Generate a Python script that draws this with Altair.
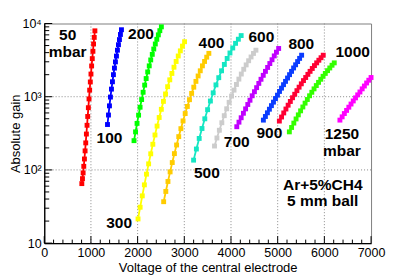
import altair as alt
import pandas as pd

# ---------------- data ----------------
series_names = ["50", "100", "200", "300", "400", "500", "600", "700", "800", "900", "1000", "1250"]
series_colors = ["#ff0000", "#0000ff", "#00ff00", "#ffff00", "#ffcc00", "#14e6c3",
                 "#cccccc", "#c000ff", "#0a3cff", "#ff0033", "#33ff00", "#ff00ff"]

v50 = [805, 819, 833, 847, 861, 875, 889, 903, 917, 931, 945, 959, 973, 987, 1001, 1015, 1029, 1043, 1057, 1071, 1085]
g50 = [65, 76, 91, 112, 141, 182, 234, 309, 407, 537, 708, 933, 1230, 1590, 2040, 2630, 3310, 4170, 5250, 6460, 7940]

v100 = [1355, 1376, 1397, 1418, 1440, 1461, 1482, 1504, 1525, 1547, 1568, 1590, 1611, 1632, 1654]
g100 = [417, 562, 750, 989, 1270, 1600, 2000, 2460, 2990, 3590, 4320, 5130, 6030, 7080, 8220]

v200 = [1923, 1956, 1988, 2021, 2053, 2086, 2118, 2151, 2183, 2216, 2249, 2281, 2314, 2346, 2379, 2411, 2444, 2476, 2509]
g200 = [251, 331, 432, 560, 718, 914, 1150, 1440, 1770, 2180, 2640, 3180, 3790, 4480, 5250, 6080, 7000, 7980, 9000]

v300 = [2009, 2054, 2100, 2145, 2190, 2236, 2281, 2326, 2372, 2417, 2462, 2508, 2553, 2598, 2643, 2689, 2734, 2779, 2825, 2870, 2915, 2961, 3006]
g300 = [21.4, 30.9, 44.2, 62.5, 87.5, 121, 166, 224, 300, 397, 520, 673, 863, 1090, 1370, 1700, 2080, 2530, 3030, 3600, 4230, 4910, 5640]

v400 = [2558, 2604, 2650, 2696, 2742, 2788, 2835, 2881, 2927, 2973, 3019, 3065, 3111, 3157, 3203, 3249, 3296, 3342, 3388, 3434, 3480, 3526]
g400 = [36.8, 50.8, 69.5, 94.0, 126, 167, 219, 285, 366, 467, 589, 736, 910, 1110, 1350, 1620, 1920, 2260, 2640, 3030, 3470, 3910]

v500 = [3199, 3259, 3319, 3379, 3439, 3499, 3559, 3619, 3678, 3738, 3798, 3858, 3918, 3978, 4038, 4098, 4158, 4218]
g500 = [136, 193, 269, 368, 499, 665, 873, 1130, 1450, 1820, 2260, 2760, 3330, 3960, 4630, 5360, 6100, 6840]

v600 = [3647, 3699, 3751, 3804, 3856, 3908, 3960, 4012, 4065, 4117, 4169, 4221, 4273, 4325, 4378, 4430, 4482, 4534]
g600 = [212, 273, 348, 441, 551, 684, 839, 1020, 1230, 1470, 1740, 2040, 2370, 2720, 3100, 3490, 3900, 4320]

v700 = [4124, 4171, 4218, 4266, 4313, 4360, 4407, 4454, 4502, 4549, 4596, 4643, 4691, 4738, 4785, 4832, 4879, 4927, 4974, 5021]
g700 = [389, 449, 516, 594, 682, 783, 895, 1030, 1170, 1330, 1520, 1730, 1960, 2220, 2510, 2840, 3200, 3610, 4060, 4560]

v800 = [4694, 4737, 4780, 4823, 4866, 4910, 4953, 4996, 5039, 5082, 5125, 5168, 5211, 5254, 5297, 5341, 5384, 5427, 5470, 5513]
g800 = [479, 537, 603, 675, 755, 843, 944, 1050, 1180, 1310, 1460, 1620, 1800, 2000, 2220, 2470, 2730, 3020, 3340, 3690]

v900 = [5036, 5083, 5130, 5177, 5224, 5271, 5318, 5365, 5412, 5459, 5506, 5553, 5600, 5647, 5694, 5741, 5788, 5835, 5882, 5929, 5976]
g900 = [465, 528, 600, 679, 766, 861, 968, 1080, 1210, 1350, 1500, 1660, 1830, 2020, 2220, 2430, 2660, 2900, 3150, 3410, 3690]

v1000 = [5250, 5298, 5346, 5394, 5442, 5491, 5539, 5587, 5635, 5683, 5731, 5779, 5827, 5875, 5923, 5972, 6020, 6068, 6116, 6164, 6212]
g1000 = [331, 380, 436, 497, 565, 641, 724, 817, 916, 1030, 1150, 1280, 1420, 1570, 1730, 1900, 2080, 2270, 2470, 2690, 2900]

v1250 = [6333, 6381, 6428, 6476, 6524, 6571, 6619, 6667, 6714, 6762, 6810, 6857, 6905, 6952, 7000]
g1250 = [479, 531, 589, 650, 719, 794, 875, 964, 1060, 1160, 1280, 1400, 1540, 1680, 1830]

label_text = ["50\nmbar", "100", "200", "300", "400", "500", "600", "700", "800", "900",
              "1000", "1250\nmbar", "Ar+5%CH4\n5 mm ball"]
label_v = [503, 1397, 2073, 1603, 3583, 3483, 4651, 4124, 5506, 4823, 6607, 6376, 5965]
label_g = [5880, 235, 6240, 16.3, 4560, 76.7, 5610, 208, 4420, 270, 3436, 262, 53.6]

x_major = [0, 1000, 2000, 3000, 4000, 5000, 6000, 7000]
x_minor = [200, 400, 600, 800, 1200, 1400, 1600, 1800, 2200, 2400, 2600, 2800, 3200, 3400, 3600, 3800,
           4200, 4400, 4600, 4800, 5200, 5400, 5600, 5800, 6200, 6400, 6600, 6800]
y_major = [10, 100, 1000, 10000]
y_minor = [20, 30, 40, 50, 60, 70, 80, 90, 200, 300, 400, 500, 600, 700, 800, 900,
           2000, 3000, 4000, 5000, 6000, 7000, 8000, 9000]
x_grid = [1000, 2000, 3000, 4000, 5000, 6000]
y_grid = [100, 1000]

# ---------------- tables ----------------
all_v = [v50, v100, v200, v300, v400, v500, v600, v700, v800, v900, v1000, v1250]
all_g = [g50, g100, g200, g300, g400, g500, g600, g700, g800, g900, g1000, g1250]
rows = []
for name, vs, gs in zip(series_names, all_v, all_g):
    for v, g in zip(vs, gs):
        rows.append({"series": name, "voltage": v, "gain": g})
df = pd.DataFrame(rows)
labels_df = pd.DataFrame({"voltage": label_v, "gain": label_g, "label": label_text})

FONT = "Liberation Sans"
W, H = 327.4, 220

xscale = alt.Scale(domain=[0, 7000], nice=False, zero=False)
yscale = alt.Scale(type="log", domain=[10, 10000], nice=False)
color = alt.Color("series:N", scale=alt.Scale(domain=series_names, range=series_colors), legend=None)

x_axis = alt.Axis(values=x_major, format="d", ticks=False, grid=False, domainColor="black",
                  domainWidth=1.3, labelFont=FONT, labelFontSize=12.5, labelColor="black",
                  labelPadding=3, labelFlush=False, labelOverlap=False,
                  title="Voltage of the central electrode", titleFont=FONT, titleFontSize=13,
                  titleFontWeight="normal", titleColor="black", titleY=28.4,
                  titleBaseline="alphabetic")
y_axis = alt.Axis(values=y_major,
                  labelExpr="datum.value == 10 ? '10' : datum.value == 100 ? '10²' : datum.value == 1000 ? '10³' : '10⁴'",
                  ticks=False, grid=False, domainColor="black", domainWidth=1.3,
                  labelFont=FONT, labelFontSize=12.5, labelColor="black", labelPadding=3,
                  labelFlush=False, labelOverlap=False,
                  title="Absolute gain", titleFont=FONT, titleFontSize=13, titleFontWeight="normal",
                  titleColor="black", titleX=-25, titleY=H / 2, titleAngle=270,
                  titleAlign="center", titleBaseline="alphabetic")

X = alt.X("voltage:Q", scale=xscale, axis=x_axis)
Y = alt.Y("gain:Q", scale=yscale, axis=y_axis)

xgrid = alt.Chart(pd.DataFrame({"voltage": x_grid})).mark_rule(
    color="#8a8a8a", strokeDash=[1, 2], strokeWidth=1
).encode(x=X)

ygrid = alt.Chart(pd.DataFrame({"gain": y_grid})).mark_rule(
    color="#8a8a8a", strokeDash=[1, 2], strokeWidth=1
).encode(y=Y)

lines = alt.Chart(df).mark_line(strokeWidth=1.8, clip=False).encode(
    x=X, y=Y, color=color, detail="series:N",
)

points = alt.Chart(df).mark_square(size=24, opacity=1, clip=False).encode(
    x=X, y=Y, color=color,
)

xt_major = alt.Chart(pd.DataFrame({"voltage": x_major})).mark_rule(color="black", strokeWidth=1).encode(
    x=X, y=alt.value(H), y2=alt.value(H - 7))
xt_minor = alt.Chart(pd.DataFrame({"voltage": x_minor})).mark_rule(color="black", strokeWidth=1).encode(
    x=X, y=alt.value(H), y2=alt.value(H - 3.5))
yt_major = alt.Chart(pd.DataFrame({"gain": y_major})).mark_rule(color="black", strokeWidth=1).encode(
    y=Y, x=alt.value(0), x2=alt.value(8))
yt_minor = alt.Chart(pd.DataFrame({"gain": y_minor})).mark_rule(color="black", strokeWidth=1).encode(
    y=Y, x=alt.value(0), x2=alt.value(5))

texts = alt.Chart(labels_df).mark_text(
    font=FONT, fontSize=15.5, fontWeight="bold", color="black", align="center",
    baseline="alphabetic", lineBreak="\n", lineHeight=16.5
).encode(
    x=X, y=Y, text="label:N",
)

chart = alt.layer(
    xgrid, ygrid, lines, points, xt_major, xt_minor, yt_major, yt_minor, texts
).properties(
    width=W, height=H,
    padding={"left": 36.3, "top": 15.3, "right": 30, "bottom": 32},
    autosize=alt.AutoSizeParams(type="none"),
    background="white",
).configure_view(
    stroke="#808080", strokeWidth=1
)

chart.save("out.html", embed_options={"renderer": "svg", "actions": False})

───

**PROBLEM TO SOLVE:** The lines from the top of the data above through the one holding "import pandas as pd" are to be repeated exactly, and only those, with no pictures.

**ANSWER FOR THIS EXERCISE:**
Generate a Python script that draws this with Altair.
import altair as alt
import pandas as pd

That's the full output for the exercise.